This is your laptop… on AI
What happened
Nvidia’s CEO Jensen Huang outlined a new approach to laptops built around AI workloads at a recent developer conference. The idea revolves around devices designed specifically to handle AI applications more efficiently, opening the door to a new category of laptops optimized for AI tasks. Huang emphasized how AI integration will change the way users rely on their laptops, moving beyond traditional uses to exploit AI processing capabilities deeply embedded in hardware and software.
Why it matters
This vision pressures laptop makers and chip designers to rethink both hardware and user experience with AI as a core feature rather than an add-on. For businesses and builders, it means AI workloads could shift more toward local devices, reducing dependence on cloud processing for certain tasks. That could lower latency, improve privacy, and cut ongoing cloud costs.
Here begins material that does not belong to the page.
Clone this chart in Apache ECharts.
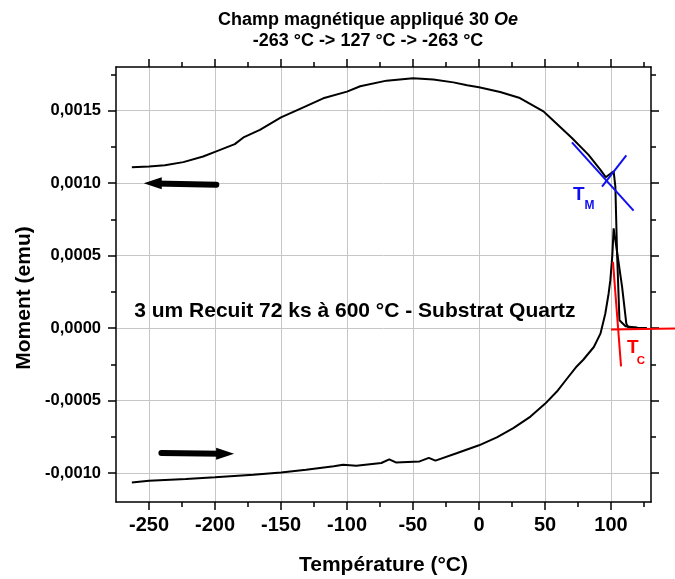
<!DOCTYPE html>
<html><head><meta charset="utf-8">
<script src="https://cdn.jsdelivr.net/npm/echarts@6/dist/echarts.min.js"></script>
<style>html,body{margin:0;padding:0;background:#fff}#c{width:675px;height:579px}</style>
</head><body><div id="c"></div>
<script>
const FONT = '"Liberation Sans", Arial, Helvetica, sans-serif';

// Heating branch (-263 -> 127 °C)
const heatT = [-263, -250, -222, -200, -171, -150, -131, -110, -103, -93, -74, -68, -63, -45, -38, -33, -17, 0, 13.5, 26, 39, 50, 59, 66.6, 74, 79, 87, 92, 95.7, 98.2, 99.5, 101, 102, 103.3, 108.4, 111.6, 113, 120, 127];
const heatM = [-0.001065, -0.001053, -0.001042, -0.00103, -0.001012, -0.000996, -0.000977, -0.000954, -0.000943, -0.00095, -0.000931, -0.000906, -0.000927, -0.00092, -0.000896, -0.000915, -0.000864, -0.000809, -0.000754, -0.000691, -0.000611, -0.000523, -0.000438, -0.00035, -0.000265, -0.000219, -0.000131, -0.000039, 0.0001, 0.000238, 0.00033, 0.0005, 0.000687, 0.000607, 0.000284, 0.00003, 0.000005, 0.000002, 0.0];

// Cooling branch (127 -> -263 °C)
const coolT = [127, 120, 111, 106.4, 104.6, 103.3, 102, 99, 96, 92, 83, 70.4, 54, 48.8, 31, 16, 0, -9, -19.4, -34.6, -50, -70, -90, -100, -118, -136, -150, -166, -178, -185, -200, -209, -224, -238, -250, -263];
const coolM = [0.0, 0.000002, 0.000012, 0.000053, 0.000514, 0.000975, 0.00108, 0.00106, 0.00104, 0.00109, 0.001194, 0.00131, 0.00145, 0.001494, 0.001586, 0.001628, 0.00166, 0.001674, 0.001694, 0.001713, 0.001722, 0.001706, 0.001667, 0.00163, 0.001584, 0.00151, 0.001452, 0.001367, 0.001317, 0.001268, 0.001215, 0.001183, 0.001144, 0.001123, 0.001113, 0.001109];

// Tangent construction lines
const tmLineAT = [70.4, 117.1];
const tmLineAM = [0.00128, 0.000809];
const tmLineBT = [93.2, 111.6];
const tmLineBM = [0.000975, 0.00119];
const tcLineAT = [100, 148.8];
const tcLineAM = [-0.000011, -0.000004];
const tcLineBT = [101.5, 107.6];
const tcLineBM = [0.000456, -0.000265];

// Direction arrows [tail, neck, tip]
const arrowCoolT = [-199, -245, -254];
const arrowCoolM = [0.000988, 0.000996, 0.000998];
const arrowHeatT = [-240.6, -195, -185.5];
const arrowHeatM = [-0.000862, -0.000867, -0.000868];

// Tick values
const xMajor = [-250, -200, -150, -100, -50, 0, 50, 100];
const xMinor = [-225, -175, -125, -75, -25, 25, 75, 125];
const yMajor = [-0.0010, -0.0005, 0, 0.0005, 0.0010, 0.0015];
const yMinor = [-0.00075, -0.00025, 0.00025, 0.00075, 0.00125, 0.00175];

const X_MIN = -275, X_MAX = 130.3, Y_MIN = -0.0012, Y_MAX = 0.0018;

const pairs = (a, b) => a.map((v, i) => [v, b[i]]);
const fmtY = v => (Math.abs(v) < 1e-12 ? '0,0000' : v.toFixed(4).replace('.', ','));

const AXC = '#000';
function xAxisDef(pos, vals, len, main) {
  return {
    type: 'value', position: pos, min: X_MIN, max: X_MAX,
    axisLine: { show: main, onZero: false, lineStyle: { color: AXC, width: 1.5 } },
    axisTick: { show: true, inside: false, length: len, customValues: vals, lineStyle: { color: AXC, width: 1.5 } },
    axisLabel: (main && pos === 'bottom') ? { show: true, customValues: vals, margin: 13, fontFamily: FONT, fontWeight: 'bold', fontSize: 20, color: '#000' } : { show: false },
    splitLine: (main && pos === 'bottom') ? { show: true, lineStyle: { color: '#c6c6c6', width: 1 } } : { show: false },
    name: (main && pos === 'bottom') ? 'Température (°C)' : '',
    nameLocation: 'middle', nameGap: 53,
    nameTextStyle: { fontFamily: FONT, fontWeight: 'bold', fontSize: 21, color: '#000' }
  };
}
function yAxisDef(pos, vals, len, main) {
  return {
    type: 'value', position: pos, min: Y_MIN, max: Y_MAX,
    axisLine: { show: main, onZero: false, lineStyle: { color: AXC, width: 1.5 } },
    axisTick: { show: true, inside: false, length: len, customValues: vals, lineStyle: { color: AXC, width: 1.5 } },
    axisLabel: (main && pos === 'left') ? { show: true, customValues: vals, margin: 15, formatter: fmtY, fontFamily: FONT, fontWeight: 'bold', fontSize: 16.5, color: '#000' } : { show: false },
    splitLine: (main && pos === 'left') ? { show: true, lineStyle: { color: '#c6c6c6', width: 1 } } : { show: false }
  };
}

const lineSeries = (name, t, m, color, width, extra) => Object.assign({
  name, type: 'line', data: pairs(t, m), showSymbol: false, symbol: 'none',
  lineStyle: { color, width }, itemStyle: { color }, xAxisIndex: 0, yAxisIndex: 0,
  animation: false, z: 3
}, extra || {});

const segSeries = (t, m, color, width) => ({
  type: 'lines', coordinateSystem: 'cartesian2d', xAxisIndex: 0, yAxisIndex: 0,
  clip: false, polyline: false, symbol: ['none', 'none'],
  lineStyle: { color, width, opacity: 1 },
  data: [{ coords: [[t[0], m[0]], [t[1], m[1]]] }], animation: false, z: 4
});

// Arrow: shaft (tail -> neck) as thick line, head as filled triangle at tip
const arrowShaft = (t, m) => lineSeries('shaft', t.slice(0, 2), m.slice(0, 2), '#000', 6, { lineStyle: { color: '#000', width: 6, cap: 'round' }, z: 4 });
const arrowHead = (t, m, dir) => ({
  type: 'scatter', xAxisIndex: 0, yAxisIndex: 0, silent: true, animation: false, z: 5,
  data: [[t[2], m[2]]],
  symbol: dir < 0 ? 'path://M0,5 L10,0 L10,10 Z' : 'path://M10,5 L0,0 L0,10 Z',
  symbolKeepAspect: false, symbolSize: [18, 12], symbolOffset: [dir < 0 ? 9 : -9, 0],
  itemStyle: { color: '#000', opacity: 1 }
});

const textSeries = (t, m, text, size, color) => ({
  type: 'scatter', xAxisIndex: 0, yAxisIndex: 0, symbolSize: 0, silent: true,
  data: [[t, m]], animation: false, z: 6, itemStyle: { opacity: 1 },
  label: { show: true, position: [0, 0], formatter: text, align: 'center', verticalAlign: 'middle', opacity: 1,
    fontFamily: FONT, fontWeight: 'bold', fontSize: size, color }
});

const chart = echarts.init(document.getElementById('c'), null, { renderer: 'canvas' });
chart.setOption({
  animation: false,
  backgroundColor: '#fff',
  grid: { left: 116, top: 67, width: 535, height: 435, containLabel: false, outerBoundsMode: 'none' },
  xAxis: [
    xAxisDef('bottom', xMajor, 8, true),
    xAxisDef('bottom', xMinor, 5, false),
    xAxisDef('top', xMajor, 8, true),
    xAxisDef('top', xMinor, 5, false)
  ],
  yAxis: [
    yAxisDef('left', yMajor, 8, true),
    yAxisDef('left', yMinor, 5, false),
    yAxisDef('right', yMajor, 8, true),
    yAxisDef('right', yMinor, 5, false)
  ],
  graphic: [
    { type: 'text', x: 368, y: 20, style: { text: 'Champ magnétique appliqué 30 {i|Oe}', fontFamily: FONT, fontWeight: 'bold', fontSize: 18, fill: '#000', align: 'center', verticalAlign: 'middle',
      rich: { i: { fontFamily: FONT, fontWeight: 'bold', fontStyle: 'italic', fontSize: 18, fill: '#000' } } } },
    { type: 'text', x: 368, y: 41, style: { text: '-263 °C -> 127 °C -> -263 °C', fontFamily: FONT, fontWeight: 'bold', fontSize: 18, fill: '#000', align: 'center', verticalAlign: 'middle' } },
    { type: 'text', x: 24, y: 298, rotation: Math.PI / 2, style: { text: 'Moment (emu)', fontFamily: FONT, fontWeight: 'bold', fontSize: 21, fill: '#000', align: 'center', verticalAlign: 'middle' } }
  ],
  series: [
    lineSeries('heat', heatT, heatM, '#000', 2),
    lineSeries('cool', coolT, coolM, '#000', 2),
    lineSeries('tmA', tmLineAT, tmLineAM, '#1010ee', 2, { z: 4 }),
    lineSeries('tmB', tmLineBT, tmLineBM, '#1010ee', 2, { z: 4 }),
    segSeries(tcLineAT, tcLineAM, '#ff0000', 2),
    lineSeries('tcB', tcLineBT, tcLineBM, '#ff0000', 2, { z: 4 }),
    arrowShaft(arrowCoolT, arrowCoolM),
    arrowHead(arrowCoolT, arrowCoolM, -1),
    arrowShaft(arrowHeatT, arrowHeatM),
    arrowHead(arrowHeatT, arrowHeatM, 1),
    textSeries(-94.0, 0.000113, '3 um Recuit 72 ks à 600 °C - Substrat Quartz', 21, '#000'),
    textSeries(75.7, 0.000918, 'T', 19, '#1010ee'),
    textSeries(83.7, 0.000843, 'M', 12, '#1010ee'),
    textSeries(116.5, -0.000137, 'T', 19, '#ff0000'),
    textSeries(122.6, -0.000225, 'C', 11.5, '#ff0000')
  ]
});
</script></body></html>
On the buyer side, the move raises questions about how much practical value users will gain from AI-centered laptops. The tech has to deliver meaningful improvements for real-world workflows to justify new hardware investments. Otherwise, it risks becoming a costly experiment rather than a transformative product.
What to watch next
Keep an eye on how laptop manufacturers adopt Nvidia’s AI-focused vision and the software ecosystems that emerge to support it. Watch how consumer and enterprise markets react to AI laptops, especially which use cases gain traction. Also, monitor competing chipmakers and cloud providers to see if they accelerate efforts to integrate AI either through local silicon or hybrid cloud approaches.
The success of AI laptops will depend on whether they genuinely speed up, simplify, or unlock new capabilities for workers and creators — not just on hyped specifications or marketing claims.